## Exercise:
Write every line of the material out exactly as shown.

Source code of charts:
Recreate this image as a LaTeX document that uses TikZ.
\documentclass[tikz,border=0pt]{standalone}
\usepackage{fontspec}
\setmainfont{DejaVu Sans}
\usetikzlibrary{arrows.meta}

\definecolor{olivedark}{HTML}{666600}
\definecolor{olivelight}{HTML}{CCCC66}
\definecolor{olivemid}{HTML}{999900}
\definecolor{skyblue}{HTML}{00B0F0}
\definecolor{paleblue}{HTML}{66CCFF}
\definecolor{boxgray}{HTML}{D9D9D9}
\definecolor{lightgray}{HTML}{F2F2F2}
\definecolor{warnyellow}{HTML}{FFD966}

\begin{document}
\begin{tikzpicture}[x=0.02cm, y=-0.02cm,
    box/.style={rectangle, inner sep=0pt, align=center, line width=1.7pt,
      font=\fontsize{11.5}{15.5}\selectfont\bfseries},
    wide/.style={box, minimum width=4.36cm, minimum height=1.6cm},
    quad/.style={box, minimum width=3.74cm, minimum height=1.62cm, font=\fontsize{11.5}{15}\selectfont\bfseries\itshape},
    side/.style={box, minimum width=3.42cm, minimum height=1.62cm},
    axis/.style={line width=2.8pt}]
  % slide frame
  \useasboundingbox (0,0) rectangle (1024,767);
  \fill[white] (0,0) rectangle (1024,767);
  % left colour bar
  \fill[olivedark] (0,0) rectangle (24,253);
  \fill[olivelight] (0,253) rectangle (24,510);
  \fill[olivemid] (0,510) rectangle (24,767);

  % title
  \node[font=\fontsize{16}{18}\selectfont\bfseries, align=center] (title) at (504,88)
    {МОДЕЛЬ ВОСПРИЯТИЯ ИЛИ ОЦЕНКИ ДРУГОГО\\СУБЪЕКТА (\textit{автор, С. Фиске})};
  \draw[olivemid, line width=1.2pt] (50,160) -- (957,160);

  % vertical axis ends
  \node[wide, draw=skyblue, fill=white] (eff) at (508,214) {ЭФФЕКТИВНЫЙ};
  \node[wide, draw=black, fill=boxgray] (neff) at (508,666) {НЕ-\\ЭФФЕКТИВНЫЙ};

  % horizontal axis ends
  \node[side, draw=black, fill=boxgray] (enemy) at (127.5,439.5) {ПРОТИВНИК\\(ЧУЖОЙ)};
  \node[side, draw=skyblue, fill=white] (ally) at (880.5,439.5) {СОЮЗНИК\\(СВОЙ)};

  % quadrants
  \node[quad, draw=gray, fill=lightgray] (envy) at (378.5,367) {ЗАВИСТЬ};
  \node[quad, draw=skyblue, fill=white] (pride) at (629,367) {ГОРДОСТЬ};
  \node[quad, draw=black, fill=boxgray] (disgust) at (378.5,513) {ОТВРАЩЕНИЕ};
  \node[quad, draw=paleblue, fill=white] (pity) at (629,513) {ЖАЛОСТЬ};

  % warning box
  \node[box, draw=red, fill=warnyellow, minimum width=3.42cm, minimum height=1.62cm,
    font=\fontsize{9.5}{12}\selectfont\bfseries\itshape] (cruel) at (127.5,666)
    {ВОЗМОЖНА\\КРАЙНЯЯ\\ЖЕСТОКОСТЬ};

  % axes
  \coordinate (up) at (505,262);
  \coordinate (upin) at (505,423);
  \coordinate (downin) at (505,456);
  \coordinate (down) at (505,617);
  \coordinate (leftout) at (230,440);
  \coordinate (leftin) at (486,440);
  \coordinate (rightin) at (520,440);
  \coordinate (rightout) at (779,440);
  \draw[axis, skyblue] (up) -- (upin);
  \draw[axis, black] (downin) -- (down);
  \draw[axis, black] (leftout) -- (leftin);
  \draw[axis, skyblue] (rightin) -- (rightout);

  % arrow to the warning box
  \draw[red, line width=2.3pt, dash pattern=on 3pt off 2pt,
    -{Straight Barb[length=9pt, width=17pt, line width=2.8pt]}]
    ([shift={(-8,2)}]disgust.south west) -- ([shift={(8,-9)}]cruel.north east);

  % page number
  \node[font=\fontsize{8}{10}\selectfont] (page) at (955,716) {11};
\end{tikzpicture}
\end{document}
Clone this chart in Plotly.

## Correct result:
Recreate this image as a LaTeX document that uses TikZ.
\documentclass[tikz,border=0pt]{standalone}
\usepackage{fontspec}
\setmainfont{DejaVu Sans}
\usetikzlibrary{arrows.meta}

\definecolor{olivedark}{HTML}{666600}
\definecolor{olivelight}{HTML}{CCCC66}
\definecolor{olivemid}{HTML}{999900}
\definecolor{skyblue}{HTML}{00B0F0}
\definecolor{paleblue}{HTML}{66CCFF}
\definecolor{boxgray}{HTML}{D9D9D9}
\definecolor{lightgray}{HTML}{F2F2F2}
\definecolor{warnyellow}{HTML}{FFD966}

\begin{document}
\begin{tikzpicture}[x=0.02cm, y=-0.02cm,
    box/.style={rectangle, inner sep=0pt, align=center, line width=1.7pt,
      font=\fontsize{11.5}{15.5}\selectfont\bfseries},
    wide/.style={box, minimum width=4.36cm, minimum height=1.6cm},
    quad/.style={box, minimum width=3.74cm, minimum height=1.62cm, font=\fontsize{11.5}{15}\selectfont\bfseries\itshape},
    side/.style={box, minimum width=3.42cm, minimum height=1.62cm},
    axis/.style={line width=2.8pt}]
  % slide frame
  \useasboundingbox (0,0) rectangle (1024,767);
  \fill[white] (0,0) rectangle (1024,767);
  % left colour bar
  \fill[olivedark] (0,0) rectangle (24,253);
  \fill[olivelight] (0,253) rectangle (24,510);
  \fill[olivemid] (0,510) rectangle (24,767);

  % title
  \node[font=\fontsize{16}{18}\selectfont\bfseries, align=center] (title) at (504,88)
    {МОДЕЛЬ ВОСПРИЯТИЯ ИЛИ ОЦЕНКИ ДРУГОГО\\СУБЪЕКТА (\textit{автор, С. Фиске})};
  \draw[olivemid, line width=1.2pt] (50,160) -- (957,160);

  % vertical axis ends
  \node[wide, draw=skyblue, fill=white] (eff) at (508,214) {ЭФФЕКТИВНЫЙ};
  \node[wide, draw=black, fill=boxgray] (neff) at (508,666) {НЕ-\\ЭФФЕКТИВНЫЙ};

  % horizontal axis ends
  \node[side, draw=black, fill=boxgray] (enemy) at (127.5,439.5) {ПРОТИВНИК\\(ЧУЖОЙ)};
  \node[side, draw=skyblue, fill=white] (ally) at (880.5,439.5) {СОЮЗНИК\\(СВОЙ)};

  % quadrants
  \node[quad, draw=gray, fill=lightgray] (envy) at (378.5,367) {ЗАВИСТЬ};
  \node[quad, draw=skyblue, fill=white] (pride) at (629,367) {ГОРДОСТЬ};
  \node[quad, draw=black, fill=boxgray] (disgust) at (378.5,513) {ОТВРАЩЕНИЕ};
  \node[quad, draw=paleblue, fill=white] (pity) at (629,513) {ЖАЛОСТЬ};

  % warning box
  \node[box, draw=red, fill=warnyellow, minimum width=3.42cm, minimum height=1.62cm,
    font=\fontsize{9.5}{12}\selectfont\bfseries\itshape] (cruel) at (127.5,666)
    {ВОЗМОЖНА\\КРАЙНЯЯ\\ЖЕСТОКОСТЬ};

  % axes
  \coordinate (up) at (505,262);
  \coordinate (upin) at (505,423);
  \coordinate (downin) at (505,456);
  \coordinate (down) at (505,617);
  \coordinate (leftout) at (230,440);
  \coordinate (leftin) at (486,440);
  \coordinate (rightin) at (520,440);
  \coordinate (rightout) at (779,440);
  \draw[axis, skyblue] (up) -- (upin);
  \draw[axis, black] (downin) -- (down);
  \draw[axis, black] (leftout) -- (leftin);
  \draw[axis, skyblue] (rightin) -- (rightout);

  % arrow to the warning box
  \draw[red, line width=2.3pt, dash pattern=on 3pt off 2pt,
    -{Straight Barb[length=9pt, width=17pt, line width=2.8pt]}]
    ([shift={(-8,2)}]disgust.south west) -- ([shift={(8,-9)}]cruel.north east);

  % page number
  \node[font=\fontsize{8}{10}\selectfont] (page) at (955,716) {11};
\end{tikzpicture}
\end{document}
Clone this chart in Plotly.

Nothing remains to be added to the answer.